LOS ANGELES — Students filed into Chris Cox's dim classroom at Daniel Webster Middle School in Los Angeles' Sawtelle neighborhood, took their seats, and immediately began working on a language arts warmup exercise.
While Cox took roll, the eighth-graders silently worked. When they went over the answers, students raised their hands and waited to be called on.
Down the corridor, seventh-graders streamed into Brent Walmsley's classroom and took over. Some sat on table tops; others wandered the room.
As Walmsley took attendance, one boy brushed his hair, three girls sucked on lollipops while one sang Pink Dollaz's "Lap Dance," and a boy in the last row unleashed a barrage of spitballs.
Same school, same day, similar students, similar teachers — yet profoundly different behavior.
Educators, administrators and experts say classroom management — the ability to calmly control student behavior so learning can flourish — can make or break a teacher's ability to be successful.
"It is probably one of the things that's least understandable and most complex about teaching," said Randi Weingarten, president of the American Federation of Teachers. "This is the hardest skill to master."

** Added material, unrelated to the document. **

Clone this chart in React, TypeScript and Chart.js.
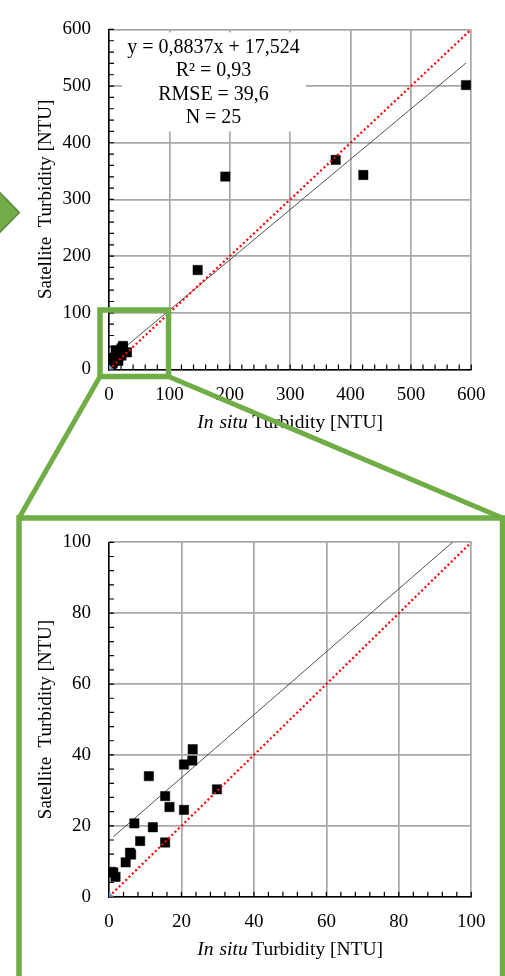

Among the top reasons why teachers are deemed unsuccessful or leave the profession is their inability to effectively manage their classrooms, according to records and interviews.
Many California teachers who were fired and contested termination to a state panel were cited for poor classroom management, among other issues, according to a Los Angeles Times analysis conducted last spring. Study after study confirms the importance of classroom management.
But unlike teaching calculus or chemistry, there is no single best practices method for managing a classroom.
Experts agree on a handful of guidelines: Teachers must be consistent in their message and consequences, lay a strong foundation of expectations early in the school year, follow through with promised punishments when children misbehave, and remain dispassionate and unflappable.